Here’s something I learned from my recent meeting with a church consultant—nothing that he taught me, but some things that I perceived in the way he handled the meeting with me.
One of the most important things a person in leadership can learn is how to offer constructive criticism to an employee or coworker or even a boss, but this is even more important a skill for spiritual leaders. Spiritual issues are touchy and personal, and they touch on the very core of a person’s character. Therefore, offering someone criticism about spiritual matters is a very difficult thing to do. This consultant did an excellent job with me, and so I’m sharing the process here for you as well as for my own future reference.
How to Offer Constructive Criticism
- Describe the general source of the critique. I did interviews with 40 people and at least 15 people mentioned a specific complaint.

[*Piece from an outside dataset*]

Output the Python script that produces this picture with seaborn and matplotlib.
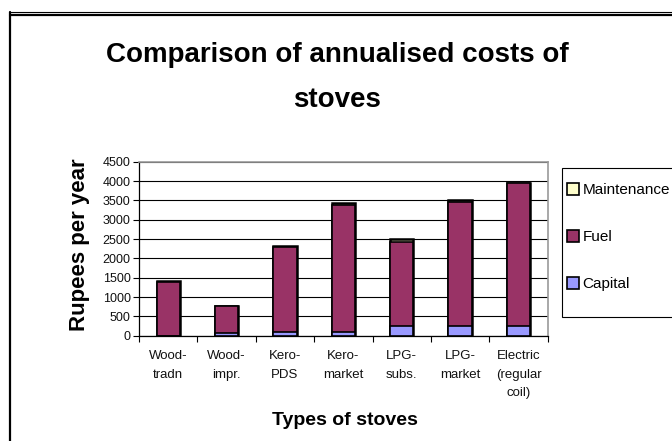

- Describe the specific complaint without generalizations. They said you wouldn’t do visitation.
- Ask for feedback from the listener. Where do you think that idea came from?
- Give a specific context, a specific example, and name a specific person whom the listener trusts. [name] said that when [event] you [action].
- Interact with the listener again on that point.
- Describe a specific new behavior to employ from the perspective of that person. People need the physical contact and your actual presence to know you care.
- If necessary, give one example of how the new behavior makes a difference. When [person] faced [a similar situation] [action] and the end result was [result].